In vitro RNA degradation by hDis3L1. (A) HEp-2 cells were transfected with expression constructs encoding EGFP-hDis3L1 or EGFP, and after 48 h, cell lysates were subjected to immunoprecipitation with anti-GFP antibodies. Precipitated proteins/complexes were incubated with a radiolabelled RNA substrate (Input) and the reaction products were subsequently analysed by denaturing polyacrylamide gel electrophoresis followed by autoradiography. The incubations were performed in the presence of increasing concentrations of Mg²⁺. (B) A similar assay was performed with endogenous exosome complexes after precipitation with anti-hRrp40 antibodies or antibodies from normal rabbit serum (NRS) and lysates from cells, which were transfected with siRNAs downregulating either EGFP (used as a control) or hDis3L1. (C) Expression efficiency of EGFP-tagged hDis3L1 proteins monitored by western blotting using anti-GFP antibodies.

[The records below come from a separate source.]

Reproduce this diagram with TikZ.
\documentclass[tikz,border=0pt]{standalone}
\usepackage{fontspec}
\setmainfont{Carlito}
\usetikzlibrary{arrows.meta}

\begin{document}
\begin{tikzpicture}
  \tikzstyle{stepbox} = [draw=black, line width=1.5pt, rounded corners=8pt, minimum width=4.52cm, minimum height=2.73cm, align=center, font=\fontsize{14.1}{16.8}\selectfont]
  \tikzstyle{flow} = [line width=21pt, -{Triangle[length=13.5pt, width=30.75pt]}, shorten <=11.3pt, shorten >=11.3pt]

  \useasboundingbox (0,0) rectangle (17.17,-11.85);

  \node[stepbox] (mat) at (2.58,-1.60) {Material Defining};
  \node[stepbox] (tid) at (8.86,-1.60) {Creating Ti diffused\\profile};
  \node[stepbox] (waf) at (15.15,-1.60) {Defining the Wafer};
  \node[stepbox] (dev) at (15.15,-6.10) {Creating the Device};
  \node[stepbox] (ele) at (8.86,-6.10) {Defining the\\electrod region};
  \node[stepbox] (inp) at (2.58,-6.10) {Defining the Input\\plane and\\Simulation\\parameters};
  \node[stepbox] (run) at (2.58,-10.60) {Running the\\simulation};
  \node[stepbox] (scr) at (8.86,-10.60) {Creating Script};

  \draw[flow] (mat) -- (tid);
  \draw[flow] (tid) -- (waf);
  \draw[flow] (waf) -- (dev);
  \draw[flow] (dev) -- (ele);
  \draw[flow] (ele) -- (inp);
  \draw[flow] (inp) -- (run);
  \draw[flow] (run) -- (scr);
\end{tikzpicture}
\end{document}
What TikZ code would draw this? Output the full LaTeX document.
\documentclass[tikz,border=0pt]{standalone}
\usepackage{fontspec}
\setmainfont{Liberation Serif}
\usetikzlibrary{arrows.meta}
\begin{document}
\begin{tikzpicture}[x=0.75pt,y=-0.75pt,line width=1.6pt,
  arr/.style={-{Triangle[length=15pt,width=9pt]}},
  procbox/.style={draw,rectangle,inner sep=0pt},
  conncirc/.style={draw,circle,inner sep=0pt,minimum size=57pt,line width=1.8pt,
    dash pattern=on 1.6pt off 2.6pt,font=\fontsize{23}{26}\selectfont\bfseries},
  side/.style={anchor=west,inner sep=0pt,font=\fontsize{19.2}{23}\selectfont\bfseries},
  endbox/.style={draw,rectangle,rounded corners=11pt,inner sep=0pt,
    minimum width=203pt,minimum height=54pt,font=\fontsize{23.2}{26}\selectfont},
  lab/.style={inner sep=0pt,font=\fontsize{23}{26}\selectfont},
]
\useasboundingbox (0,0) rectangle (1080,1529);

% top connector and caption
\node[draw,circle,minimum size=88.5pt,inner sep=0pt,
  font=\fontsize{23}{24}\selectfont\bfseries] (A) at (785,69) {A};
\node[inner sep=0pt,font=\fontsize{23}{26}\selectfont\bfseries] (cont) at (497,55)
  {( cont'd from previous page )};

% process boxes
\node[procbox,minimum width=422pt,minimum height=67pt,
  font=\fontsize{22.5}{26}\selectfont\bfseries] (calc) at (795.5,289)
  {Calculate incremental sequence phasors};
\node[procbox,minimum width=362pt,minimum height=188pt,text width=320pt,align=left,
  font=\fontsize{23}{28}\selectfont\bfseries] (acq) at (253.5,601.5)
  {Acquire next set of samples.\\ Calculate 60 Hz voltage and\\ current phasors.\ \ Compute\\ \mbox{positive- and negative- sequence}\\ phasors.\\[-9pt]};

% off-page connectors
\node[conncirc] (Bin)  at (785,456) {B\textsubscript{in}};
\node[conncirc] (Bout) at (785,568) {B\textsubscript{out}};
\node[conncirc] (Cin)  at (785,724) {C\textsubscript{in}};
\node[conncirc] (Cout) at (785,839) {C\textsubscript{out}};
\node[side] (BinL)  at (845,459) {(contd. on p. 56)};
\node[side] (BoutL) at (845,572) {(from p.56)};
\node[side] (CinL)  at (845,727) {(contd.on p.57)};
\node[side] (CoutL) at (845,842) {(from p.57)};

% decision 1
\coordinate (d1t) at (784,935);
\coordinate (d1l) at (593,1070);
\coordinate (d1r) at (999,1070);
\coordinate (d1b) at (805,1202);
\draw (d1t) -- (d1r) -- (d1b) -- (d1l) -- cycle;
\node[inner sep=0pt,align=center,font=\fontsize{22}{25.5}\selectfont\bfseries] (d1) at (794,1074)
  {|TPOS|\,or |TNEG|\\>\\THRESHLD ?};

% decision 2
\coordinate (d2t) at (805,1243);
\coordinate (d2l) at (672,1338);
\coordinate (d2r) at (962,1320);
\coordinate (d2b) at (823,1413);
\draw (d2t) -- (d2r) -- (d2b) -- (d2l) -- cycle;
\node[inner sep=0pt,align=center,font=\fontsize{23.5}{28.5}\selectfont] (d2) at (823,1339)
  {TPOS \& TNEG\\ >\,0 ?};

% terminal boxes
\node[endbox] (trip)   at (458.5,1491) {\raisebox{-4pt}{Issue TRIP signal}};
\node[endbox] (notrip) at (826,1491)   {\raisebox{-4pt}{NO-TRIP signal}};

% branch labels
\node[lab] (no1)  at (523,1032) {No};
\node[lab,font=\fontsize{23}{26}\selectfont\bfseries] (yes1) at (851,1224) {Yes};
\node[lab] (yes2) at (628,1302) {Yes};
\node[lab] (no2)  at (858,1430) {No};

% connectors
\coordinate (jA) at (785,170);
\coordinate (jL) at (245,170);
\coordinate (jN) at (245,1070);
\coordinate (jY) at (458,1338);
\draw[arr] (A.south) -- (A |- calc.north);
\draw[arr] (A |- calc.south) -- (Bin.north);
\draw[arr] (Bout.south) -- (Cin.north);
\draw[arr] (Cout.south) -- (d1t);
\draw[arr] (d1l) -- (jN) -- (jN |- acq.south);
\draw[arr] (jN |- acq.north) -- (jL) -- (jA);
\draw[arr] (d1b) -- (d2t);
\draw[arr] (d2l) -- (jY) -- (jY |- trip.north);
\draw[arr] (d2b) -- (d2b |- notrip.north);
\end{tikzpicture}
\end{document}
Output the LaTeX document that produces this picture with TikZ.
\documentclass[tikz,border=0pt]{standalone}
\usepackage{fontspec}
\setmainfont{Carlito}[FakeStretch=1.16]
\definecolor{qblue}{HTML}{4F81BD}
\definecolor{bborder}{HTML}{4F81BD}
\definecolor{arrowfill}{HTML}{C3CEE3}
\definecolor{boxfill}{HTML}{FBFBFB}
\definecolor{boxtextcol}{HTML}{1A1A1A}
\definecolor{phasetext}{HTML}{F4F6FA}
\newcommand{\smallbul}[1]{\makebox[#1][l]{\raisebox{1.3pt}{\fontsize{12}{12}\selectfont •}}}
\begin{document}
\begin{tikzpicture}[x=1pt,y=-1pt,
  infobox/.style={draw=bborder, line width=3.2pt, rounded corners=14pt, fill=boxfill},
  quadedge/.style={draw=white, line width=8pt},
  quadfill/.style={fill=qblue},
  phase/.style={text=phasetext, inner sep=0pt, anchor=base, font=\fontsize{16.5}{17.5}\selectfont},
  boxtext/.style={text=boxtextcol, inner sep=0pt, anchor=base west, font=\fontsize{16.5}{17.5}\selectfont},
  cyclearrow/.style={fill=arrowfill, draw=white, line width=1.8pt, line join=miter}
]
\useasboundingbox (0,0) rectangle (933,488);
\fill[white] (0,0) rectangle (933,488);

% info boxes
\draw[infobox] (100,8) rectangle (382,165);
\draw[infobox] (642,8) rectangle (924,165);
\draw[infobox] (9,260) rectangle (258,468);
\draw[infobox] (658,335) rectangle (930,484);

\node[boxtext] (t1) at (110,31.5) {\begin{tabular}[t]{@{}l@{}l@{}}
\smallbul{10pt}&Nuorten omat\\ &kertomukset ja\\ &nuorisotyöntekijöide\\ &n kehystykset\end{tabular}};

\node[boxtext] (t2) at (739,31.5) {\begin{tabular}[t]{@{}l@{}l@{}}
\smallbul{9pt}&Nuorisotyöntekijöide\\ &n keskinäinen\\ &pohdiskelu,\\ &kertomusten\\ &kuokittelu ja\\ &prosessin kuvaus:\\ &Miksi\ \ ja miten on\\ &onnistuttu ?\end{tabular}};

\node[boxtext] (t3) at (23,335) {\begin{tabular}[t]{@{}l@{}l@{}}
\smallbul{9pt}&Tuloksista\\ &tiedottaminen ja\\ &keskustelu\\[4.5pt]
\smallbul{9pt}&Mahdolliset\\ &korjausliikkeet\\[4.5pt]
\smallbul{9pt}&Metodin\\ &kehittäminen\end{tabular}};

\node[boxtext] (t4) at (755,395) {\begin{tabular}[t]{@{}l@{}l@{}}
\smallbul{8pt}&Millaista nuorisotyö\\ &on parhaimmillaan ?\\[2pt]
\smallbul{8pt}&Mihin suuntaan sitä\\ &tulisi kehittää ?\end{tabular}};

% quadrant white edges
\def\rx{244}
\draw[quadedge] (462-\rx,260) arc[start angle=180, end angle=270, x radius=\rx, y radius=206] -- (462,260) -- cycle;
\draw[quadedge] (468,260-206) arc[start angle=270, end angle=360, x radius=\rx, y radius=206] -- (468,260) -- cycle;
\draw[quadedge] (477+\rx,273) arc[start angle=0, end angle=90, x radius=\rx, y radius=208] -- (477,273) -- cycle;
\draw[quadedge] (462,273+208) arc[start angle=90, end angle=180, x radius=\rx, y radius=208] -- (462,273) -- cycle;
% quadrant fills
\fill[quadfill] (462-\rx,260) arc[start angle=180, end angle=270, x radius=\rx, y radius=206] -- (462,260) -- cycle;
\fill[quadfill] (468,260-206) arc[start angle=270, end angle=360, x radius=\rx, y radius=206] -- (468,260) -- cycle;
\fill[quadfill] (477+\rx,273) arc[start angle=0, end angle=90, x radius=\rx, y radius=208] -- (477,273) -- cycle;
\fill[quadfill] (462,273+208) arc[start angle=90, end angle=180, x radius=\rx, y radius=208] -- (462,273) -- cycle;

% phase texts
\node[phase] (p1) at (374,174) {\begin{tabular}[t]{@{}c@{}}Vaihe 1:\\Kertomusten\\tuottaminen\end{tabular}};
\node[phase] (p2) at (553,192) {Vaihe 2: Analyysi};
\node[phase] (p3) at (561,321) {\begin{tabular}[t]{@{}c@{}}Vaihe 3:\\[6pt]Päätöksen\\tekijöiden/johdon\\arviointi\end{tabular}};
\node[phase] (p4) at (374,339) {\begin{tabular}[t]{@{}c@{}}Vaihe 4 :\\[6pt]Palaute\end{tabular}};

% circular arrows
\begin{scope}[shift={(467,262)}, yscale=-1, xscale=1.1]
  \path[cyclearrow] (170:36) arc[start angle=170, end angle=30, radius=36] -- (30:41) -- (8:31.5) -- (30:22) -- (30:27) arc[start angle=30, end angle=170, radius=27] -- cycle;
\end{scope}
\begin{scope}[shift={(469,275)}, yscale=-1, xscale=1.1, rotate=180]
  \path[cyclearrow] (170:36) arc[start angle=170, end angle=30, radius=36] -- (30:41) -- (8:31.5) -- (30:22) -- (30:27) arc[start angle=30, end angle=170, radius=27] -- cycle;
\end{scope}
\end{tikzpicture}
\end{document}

WT: wild-type hDis3L1. D62N, D166N, D486N: hDis3L1 amino-acid substitution mutants. Anti-γ-tubulin antibodies were used as a loading control. (D) Activity assay as described above (A) with immunoprecipitated hDis3L1 mutants D62N, D166N, D486N in the presence of 0.05 mM Mg²⁺. Precipitates from cell lysates containing EGFP and wild-type (WT) hDis3L1 were used as negative and positive control, respectively.

Figure 5

Cytoplasmic accumulation of adenylated degradation intermediates after hDis3L1 knockdown. (A) Cytoplasmic RNA from cells in which the indicated proteins were silenced by RNAi was subjected to oligo(dT) RT–PCR labelling, followed by fractionation by denaturing polyacrylamide gel electrophoresis and autoradiography. A schematic representation of the labelling procedure is shown on the left. First, cDNA was generated using a d(T)₉-adapter primer. Products from these reactions were amplified by PCR using a [³²P]-labelled forward (F) primer corresponding to a sequence element of the 28S rRNA and a reverse primer corresponding to the adapter sequence. Material from a control reaction, in which the reverse transcriptase was omitted (−), is shown in lane 5. The positions of dsDNA markers are indicated on the left of the gel. For normalization, RT–PCR products obtained with PCR primers specific for the B2M gene are shown in the lower panel. (B) A similar oligo(dT) RT–PCR-labelling experiment as in panel A, but now the isolated RNA was incubated with oligo(dT) and RNase H before the RT reactions. RNA isolated from cells in which hXrn1 was knocked down, which similar to silencing of hDis3L1 leads to accumulation of poly(A) containing degradation intermediates, was used as a control to show that treatment with RNase H in the absence of oligo(dT) (lane 6) did not lead to the disappearance of the intermediates.